• _WHAT NEEDS TO BE DONE_
Exactly repeat the material, dropping every picture from the copy.
►
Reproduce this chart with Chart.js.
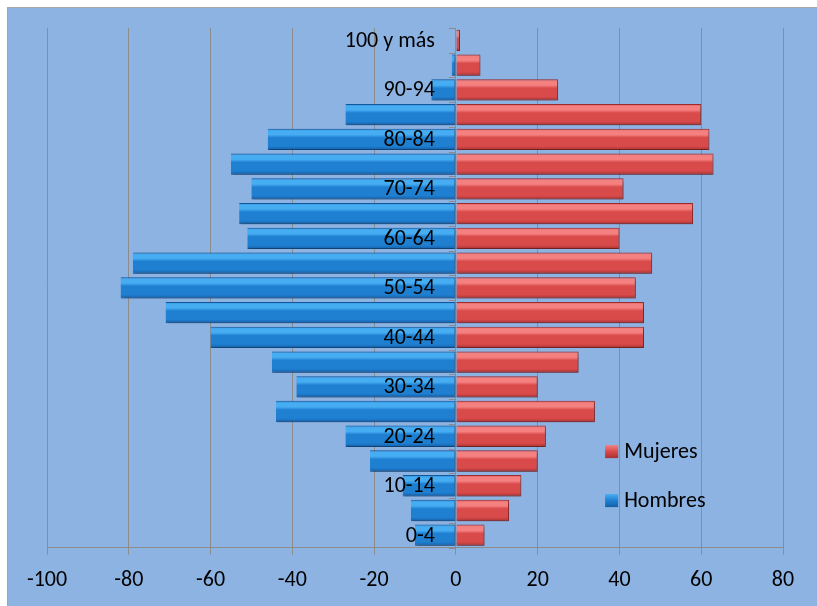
<!DOCTYPE html>
<html>
<head>
<meta charset="utf-8">
<script src="https://cdn.jsdelivr.net/npm/chart.js@4/dist/chart.umd.min.js"></script>
<style>
  html, body { margin: 0; padding: 0; background: #fff; }
  #frame {
    position: absolute; left: 7px; top: 7px;
    width: 810px; height: 599px;
    border-left: 1px solid #a6a6a6; border-top: 1px solid #a6a6a6;
    background: #8db3e2;
  }
  #wrap { position: absolute; left: 0; top: 0; width: 810px; height: 599px; }
</style>
</head>
<body>
<div id="frame"><div id="wrap"><canvas id="pyramid"></canvas></div></div>
<script>
// Age groups, bottom to top
var categories = ['0-4', '5-9', '10-14', '15-19', '20-24', '25-29', '30-34', '35-39', '40-44', '45-49',
    '50-54', '55-59', '60-64', '65-69', '70-74', '75-79', '80-84', '85-89', '90-94', '95-99', '100 y más'];
var mujeres = [7, 13, 16, 20, 22, 34, 20, 30, 46, 46, 44, 48, 40, 58, 41, 63, 62, 60, 25, 6, 1];
var hombres = [-10, -11, -13, -21, -27, -44, -39, -45, -60, -71, -82, -79, -51, -53, -50, -55, -46, -27, -6, -1, 0];
var xTicks = [-100, -80, -60, -40, -20, 0, 20, 40, 60, 80];

var FONT = 'Carlito, Calibri, Lato, sans-serif';
var GRID = '#8c8c8c';
var CAT_PCT = 0.86;

function bevel(light, mid, dark) {
    return function(c) {
        var chart = c.chart;
        if (!chart.chartArea || !chart.scales.y) return mid;
        var y = chart.scales.y;
        var h = (y.height / categories.length) * CAT_PCT;
        var py = y.getPixelForValue(c.dataIndex);
        var g = chart.ctx.createLinearGradient(0, py - h / 2, 0, py + h / 2);
        g.addColorStop(0, mid);
        g.addColorStop(0.1, light);
        g.addColorStop(0.28, light);
        g.addColorStop(0.42, mid);
        g.addColorStop(0.82, mid);
        g.addColorStop(1, dark);
        return g;
    };
}

// drop shadow under the bars
var shadowPlugin = {
    id: 'shadow',
    beforeDatasetsDraw: function(chart) {
        var ctx = chart.ctx;
        ctx.save();
        ctx.shadowColor = 'rgba(0,0,0,0.35)';
        ctx.shadowBlur = 3;
        ctx.shadowOffsetX = 1;
        ctx.shadowOffsetY = 2;
    },
    afterDatasetsDraw: function(chart) {
        chart.ctx.restore();
    }
};

// category labels and small ticks sitting on the zero line, plus the legend
var pyramidPlugin = {
    id: 'pyramidLabels',
    afterDraw: function(chart) {
        var ctx = chart.ctx;
        var x = chart.scales.x, y = chart.scales.y;
        var x0 = x.getPixelForValue(0);
        var step = y.height / categories.length;
        ctx.save();
        ctx.strokeStyle = GRID;
        ctx.lineWidth = 1;
        ctx.beginPath();
        for (var k = 0; k <= categories.length; k++) {
            var by = Math.round(y.top + k * step) + 0.5;
            ctx.moveTo(x0 - 7, by);
            ctx.lineTo(x0, by);
        }
        ctx.stroke();

        ctx.fillStyle = '#000';
        ctx.font = '22px ' + FONT;
        ctx.textAlign = 'right';
        ctx.textBaseline = 'middle';
        for (var i = 0; i < categories.length; i += 2) {
            ctx.fillText(categories[i], x0 - 21, y.getPixelForValue(i) + 1);
        }

        // legend
        var items = [
            { text: 'Mujeres', light: '#f58080', mid: '#d94a4a', dark: '#a83232' },
            { text: 'Hombres', light: '#46adf2', mid: '#1f80d2', dark: '#145ea6' }
        ];
        var lx = x.getPixelForValue(36.5), ly = y.getPixelForValue(3.4);
        items.forEach(function(it, j) {
            var cy = ly + j * 49;
            var g = ctx.createLinearGradient(lx, cy - 6, lx, cy + 7);
            g.addColorStop(0, it.light);
            g.addColorStop(0.5, it.mid);
            g.addColorStop(1, it.dark);
            ctx.fillStyle = g;
            ctx.fillRect(lx, cy - 6, 13, 13);
            ctx.fillStyle = '#000';
            ctx.textAlign = 'left';
            ctx.fillText(it.text, lx + 19, cy + 1);
        });
        ctx.restore();
    }
};

var ctx = document.getElementById('pyramid').getContext('2d');
var pyramid = new Chart(ctx, {
    type: 'bar',
    data: {
        labels: categories,
        datasets: [{
            label: 'Mujeres',
            data: mujeres,
            backgroundColor: bevel('#f58080', '#d94a4a', '#a83232'),
            borderColor: '#9c2c2c',
            borderWidth: 1,
            borderSkipped: 'left',
            categoryPercentage: CAT_PCT,
            barPercentage: 1
        }, {
            label: 'Hombres',
            data: hombres,
            backgroundColor: bevel('#46adf2', '#1f80d2', '#145ea6'),
            borderColor: '#14589c',
            borderWidth: 1,
            borderSkipped: 'right',
            categoryPercentage: CAT_PCT,
            barPercentage: 1
        }]
    },
    options: {
        indexAxis: 'y',
        responsive: true,
        maintainAspectRatio: false,
        animation: false,
        layout: { padding: { left: 39, right: 35, top: 20, bottom: 0 } },
        scales: {
            x: {
                stacked: true,
                min: -100,
                max: 80,
                afterBuildTicks: function(scale) {
                    scale.ticks = xTicks.map(function(v) { return { value: v }; });
                },
                grid: { color: GRID, tickLength: 7, tickColor: GRID },
                border: { color: GRID },
                ticks: {
                    color: '#000',
                    padding: 13,
                    maxRotation: 0,
                    font: { family: FONT, size: 22 }
                }
            },
            y: {
                stacked: true,
                reverse: true,
                display: false
            }
        },
        plugins: {
            legend: { display: false },
            tooltip: { enabled: false }
        }
    },
    plugins: [shadowPlugin, pyramidPlugin]
});
</script>
</body>
</html>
◄
• _RESULT FOR THIS EXERCISE_
Reproduce this chart with Chart.js.
<!DOCTYPE html>
<html>
<head>
<meta charset="utf-8">
<script src="https://cdn.jsdelivr.net/npm/chart.js@4/dist/chart.umd.min.js"></script>
<style>
  html, body { margin: 0; padding: 0; background: #fff; }
  #frame {
    position: absolute; left: 7px; top: 7px;
    width: 810px; height: 599px;
    border-left: 1px solid #a6a6a6; border-top: 1px solid #a6a6a6;
    background: #8db3e2;
  }
  #wrap { position: absolute; left: 0; top: 0; width: 810px; height: 599px; }
</style>
</head>
<body>
<div id="frame"><div id="wrap"><canvas id="pyramid"></canvas></div></div>
<script>
// Age groups, bottom to top
var categories = ['0-4', '5-9', '10-14', '15-19', '20-24', '25-29', '30-34', '35-39', '40-44', '45-49',
    '50-54', '55-59', '60-64', '65-69', '70-74', '75-79', '80-84', '85-89', '90-94', '95-99', '100 y más'];
var mujeres = [7, 13, 16, 20, 22, 34, 20, 30, 46, 46, 44, 48, 40, 58, 41, 63, 62, 60, 25, 6, 1];
var hombres = [-10, -11, -13, -21, -27, -44, -39, -45, -60, -71, -82, -79, -51, -53, -50, -55, -46, -27, -6, -1, 0];
var xTicks = [-100, -80, -60, -40, -20, 0, 20, 40, 60, 80];

var FONT = 'Carlito, Calibri, Lato, sans-serif';
var GRID = '#8c8c8c';
var CAT_PCT = 0.86;

function bevel(light, mid, dark) {
    return function(c) {
        var chart = c.chart;
        if (!chart.chartArea || !chart.scales.y) return mid;
        var y = chart.scales.y;
        var h = (y.height / categories.length) * CAT_PCT;
        var py = y.getPixelForValue(c.dataIndex);
        var g = chart.ctx.createLinearGradient(0, py - h / 2, 0, py + h / 2);
        g.addColorStop(0, mid);
        g.addColorStop(0.1, light);
        g.addColorStop(0.28, light);
        g.addColorStop(0.42, mid);
        g.addColorStop(0.82, mid);
        g.addColorStop(1, dark);
        return g;
    };
}

// drop shadow under the bars
var shadowPlugin = {
    id: 'shadow',
    beforeDatasetsDraw: function(chart) {
        var ctx = chart.ctx;
        ctx.save();
        ctx.shadowColor = 'rgba(0,0,0,0.35)';
        ctx.shadowBlur = 3;
        ctx.shadowOffsetX = 1;
        ctx.shadowOffsetY = 2;
    },
    afterDatasetsDraw: function(chart) {
        chart.ctx.restore();
    }
};

// category labels and small ticks sitting on the zero line, plus the legend
var pyramidPlugin = {
    id: 'pyramidLabels',
    afterDraw: function(chart) {
        var ctx = chart.ctx;
        var x = chart.scales.x, y = chart.scales.y;
        var x0 = x.getPixelForValue(0);
        var step = y.height / categories.length;
        ctx.save();
        ctx.strokeStyle = GRID;
        ctx.lineWidth = 1;
        ctx.beginPath();
        for (var k = 0; k <= categories.length; k++) {
            var by = Math.round(y.top + k * step) + 0.5;
            ctx.moveTo(x0 - 7, by);
            ctx.lineTo(x0, by);
        }
        ctx.stroke();

        ctx.fillStyle = '#000';
        ctx.font = '22px ' + FONT;
        ctx.textAlign = 'right';
        ctx.textBaseline = 'middle';
        for (var i = 0; i < categories.length; i += 2) {
            ctx.fillText(categories[i], x0 - 21, y.getPixelForValue(i) + 1);
        }

        // legend
        var items = [
            { text: 'Mujeres', light: '#f58080', mid: '#d94a4a', dark: '#a83232' },
            { text: 'Hombres', light: '#46adf2', mid: '#1f80d2', dark: '#145ea6' }
        ];
        var lx = x.getPixelForValue(36.5), ly = y.getPixelForValue(3.4);
        items.forEach(function(it, j) {
            var cy = ly + j * 49;
            var g = ctx.createLinearGradient(lx, cy - 6, lx, cy + 7);
            g.addColorStop(0, it.light);
            g.addColorStop(0.5, it.mid);
            g.addColorStop(1, it.dark);
            ctx.fillStyle = g;
            ctx.fillRect(lx, cy - 6, 13, 13);
            ctx.fillStyle = '#000';
            ctx.textAlign = 'left';
            ctx.fillText(it.text, lx + 19, cy + 1);
        });
        ctx.restore();
    }
};

var ctx = document.getElementById('pyramid').getContext('2d');
var pyramid = new Chart(ctx, {
    type: 'bar',
    data: {
        labels: categories,
        datasets: [{
            label: 'Mujeres',
            data: mujeres,
            backgroundColor: bevel('#f58080', '#d94a4a', '#a83232'),
            borderColor: '#9c2c2c',
            borderWidth: 1,
            borderSkipped: 'left',
            categoryPercentage: CAT_PCT,
            barPercentage: 1
        }, {
            label: 'Hombres',
            data: hombres,
            backgroundColor: bevel('#46adf2', '#1f80d2', '#145ea6'),
            borderColor: '#14589c',
            borderWidth: 1,
            borderSkipped: 'right',
            categoryPercentage: CAT_PCT,
            barPercentage: 1
        }]
    },
    options: {
        indexAxis: 'y',
        responsive: true,
        maintainAspectRatio: false,
        animation: false,
        layout: { padding: { left: 39, right: 35, top: 20, bottom: 0 } },
        scales: {
            x: {
                stacked: true,
                min: -100,
                max: 80,
                afterBuildTicks: function(scale) {
                    scale.ticks = xTicks.map(function(v) { return { value: v }; });
                },
                grid: { color: GRID, tickLength: 7, tickColor: GRID },
                border: { color: GRID },
                ticks: {
                    color: '#000',
                    padding: 13,
                    maxRotation: 0,
                    font: { family: FONT, size: 22 }
                }
            },
            y: {
                stacked: true,
                reverse: true,
                display: false
            }
        },
        plugins: {
            legend: { display: false },
            tooltip: { enabled: false }
        }
    },
    plugins: [shadowPlugin, pyramidPlugin]
});
</script>
</body>
</html>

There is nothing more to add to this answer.